Une école du balbutiement
Masochisme, lettre et répétition
Isabelle Mangou
l'unebévue-éditeur, ISBN : 2-914596-01-4, ISSN : 1284-8166, 126 p. 20€
Trois écoles sont ici convoquées : l'école des saturae, telle que Pascal Quignard peut la pratiquer, celle des nymphes, des Vénus et des amazones, telle qu'Aby Warburg l'a mise en jeu dans son immense bibliothèque, et celle de la Brahd Aranyaka Upanisad telle que Lacan l'indique à ses élèves-psychanalystes, trois écoles du balbutiement, où Renart, Wanda, Gradiva, nous enseignent que l'étreinte n'a qu'une lettre, une littera où s'accrocher. Le balbutiement, en ne prenant pas la parole, en composant le silence, permet un point d'expulsion de la parole. La parole se prend, de se perdre.
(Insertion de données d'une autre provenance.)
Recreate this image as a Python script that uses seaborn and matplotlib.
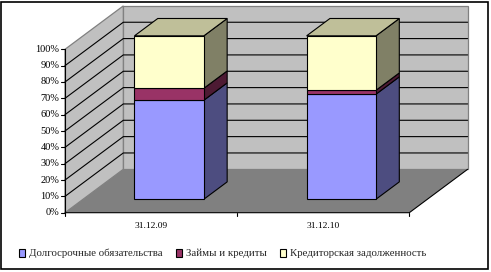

Comme Renart fuyant à travers les broussailles, le balbutiement met en mouvement quelques notions canoniques de la psychanalyse, la répétition, la lettre, le masochisme.
Tout savoir est une déclinaison de ob, oublier, obscurcir, blâmer, se taire. C'est une passe, une passio, une pessa'h - qui ne dépassionnera jamais, mais qui dépassive. Cette passe, faille, défilé, ruelle, douve, ne tient que de trois :
- Le sacrifice du langage, organisant le rituel de l'érotique humaine ; bouche close, absence d'aveu, secret. Ce passage exige la destruction de l'expression linguistique.
- La suppression de la vision, ce sont les clignements de paupières pour une nuit qui édicte le tabou du visible. Coupillage, battement, c'est l'image absente, immontrable et productive d'apparitions-hantises.
- Le geste cruel qui troue les oreilles, rend sourd et déshumanisé, c'est-à-dire entendant et petit animal qui jappe.
Les sordidissima, injures, mouches, paroles irruptives, ne sont pas des anomalies gênantes, elles participent à ces points-moments de combustion et de production.